** start Given data **

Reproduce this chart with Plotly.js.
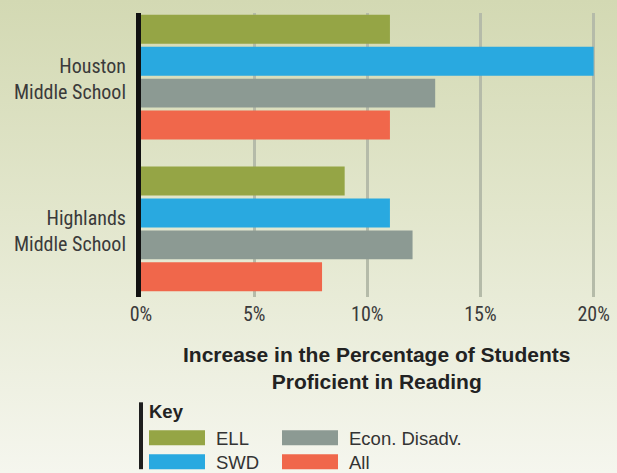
<!DOCTYPE html>
<html>
<head>
<meta charset="utf-8">
<script src="https://cdn.plot.ly/plotly-3.0.1.min.js"></script>
<style>
  html, body { margin: 0; padding: 0; }
  body { width: 617px; height: 473px; background: linear-gradient(to bottom, #d3d9b3 0%, #e2e6cc 45%, #f5f6ee 100%); }
  #chart { width: 617px; height: 473px; }
</style>
</head>
<body>
<div id="chart"></div>
<script>
const schools = ["Houston<br>Middle School", "Highlands<br>Middle School"];
const seriesNames = ["ELL", "SWD", "Econ. Disadv.", "All"];
const ell = [11, 9];
const swd = [20, 11];
const econ = [13, 12];
const all = [11, 8];
const tickVals = [0, 5, 10, 15, 20];
const tickText = ["0%", "5%", "10%", "15%", "20%"];
const colors = ["#95a545", "#29a9e0", "#8c9a93", "#f0674b"];
const seriesValues = [ell, swd, econ, all];

const condensed = "Roboto Condensed, Liberation Sans Narrow, DejaVu Sans Condensed, Arial Narrow, Roboto, sans-serif";
const sans = "Liberation Sans, Arial, Helvetica, sans-serif";

const traces = seriesNames.map((n, i) => ({
  type: 'bar', orientation: 'h', name: n,
  x: seriesValues[i], y: schools,
  marker: { color: colors[i], line: { width: 0 } },
  showlegend: false, hoverinfo: 'skip'
}));

// layout helpers (pixel -> paper)
const L = 141, R = 20, T = 13, B = 175.5, W = 617, H = 473;
const pw = W - L - R, ph = H - T - B;
const px = x => (x - L) / pw;
const py = y => (H - B - y) / ph;

const keyItems = [
  { name: "ELL", color: colors[0], x0: 149, y0: 431 },
  { name: "Econ. Disadv.", color: colors[2], x0: 282, y0: 431 },
  { name: "SWD", color: colors[1], x0: 149, y0: 455 },
  { name: "All", color: colors[3], x0: 282, y0: 455 }
];

const shapes = [
  { type: 'rect', xref: 'paper', yref: 'paper', x0: px(139), x1: px(143), y0: py(403), y1: py(470), fillcolor: '#1e1e1e', line: { width: 0 } }
];
keyItems.forEach(k => shapes.push({
  type: 'rect', xref: 'paper', yref: 'paper', x0: px(k.x0), x1: px(k.x0 + 56), y0: py(k.y0), y1: py(k.y0 + 15),
  fillcolor: k.color, line: { width: 0 }
}));

const annotations = [
  { xref: 'paper', yref: 'paper', x: px(376), y: py(368.5), xanchor: 'center', yanchor: 'middle', showarrow: false,
    text: "<b>Increase in the Percentage of Students<br>Proficient in Reading</b>",
    font: { family: sans, size: 21, color: '#222' }, align: 'center' },
  { xref: 'paper', yref: 'paper', x: px(147), y: py(412), xanchor: 'left', yanchor: 'middle', showarrow: false,
    text: "<b>Key</b>", font: { family: sans, size: 18.5, color: '#222' } }
];
keyItems.forEach(k => annotations.push({
  xref: 'paper', yref: 'paper', x: px(k.x0 + 65), y: py(k.y0 + 8), xanchor: 'left', yanchor: 'middle', showarrow: false,
  text: k.name, font: { family: sans, size: 18.5, color: '#333' }
}));

const layout = {
  width: W, height: H,
  margin: { l: L, r: R, t: T, b: B, pad: 0 },
  paper_bgcolor: 'rgba(0,0,0,0)', plot_bgcolor: 'rgba(0,0,0,0)',
  barmode: 'group', bargap: 0.158, bargroupgap: 0.094,
  xaxis: {
    range: [0, 20.15], tickvals: tickVals, ticktext: tickText,
    showgrid: true, gridcolor: '#b5bba9', gridwidth: 3, zeroline: false, showline: false,
    ticks: '', tickfont: { family: condensed, size: 20, color: '#3a3a3a' }, ticklabelstandoff: 3, fixedrange: true
  },
  yaxis: {
    type: 'category', categoryorder: 'array', categoryarray: schools,
    range: [1.449, -0.423], showgrid: false, zeroline: false,
    showline: true, linecolor: '#111', linewidth: 5, ticks: '',
    tickfont: { family: condensed, size: 20, color: '#3a3a3a' }, ticklabelstandoff: 6, ticklabelshift: -2, fixedrange: true
  },
  shapes: shapes,
  annotations: annotations,
  showlegend: false
};

Plotly.newPlot('chart', traces, layout, { staticPlot: true, displayModeBar: false });
</script>
</body>
</html>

** end Given data **

▶ [Exercise prompt]: Could the lines from the top of the material through the line with "const seriesValues = [ell, swd, econ, all];" be repeated exactly, pictures left out?

▶ [Exercise answer]:
Reproduce this chart with Plotly.js.
<!DOCTYPE html>
<html>
<head>
<meta charset="utf-8">
<script src="https://cdn.plot.ly/plotly-3.0.1.min.js"></script>
<style>
  html, body { margin: 0; padding: 0; }
  body { width: 617px; height: 473px; background: linear-gradient(to bottom, #d3d9b3 0%, #e2e6cc 45%, #f5f6ee 100%); }
  #chart { width: 617px; height: 473px; }
</style>
</head>
<body>
<div id="chart"></div>
<script>
const schools = ["Houston<br>Middle School", "Highlands<br>Middle School"];
const seriesNames = ["ELL", "SWD", "Econ. Disadv.", "All"];
const ell = [11, 9];
const swd = [20, 11];
const econ = [13, 12];
const all = [11, 8];
const tickVals = [0, 5, 10, 15, 20];
const tickText = ["0%", "5%", "10%", "15%", "20%"];
const colors = ["#95a545", "#29a9e0", "#8c9a93", "#f0674b"];
const seriesValues = [ell, swd, econ, all];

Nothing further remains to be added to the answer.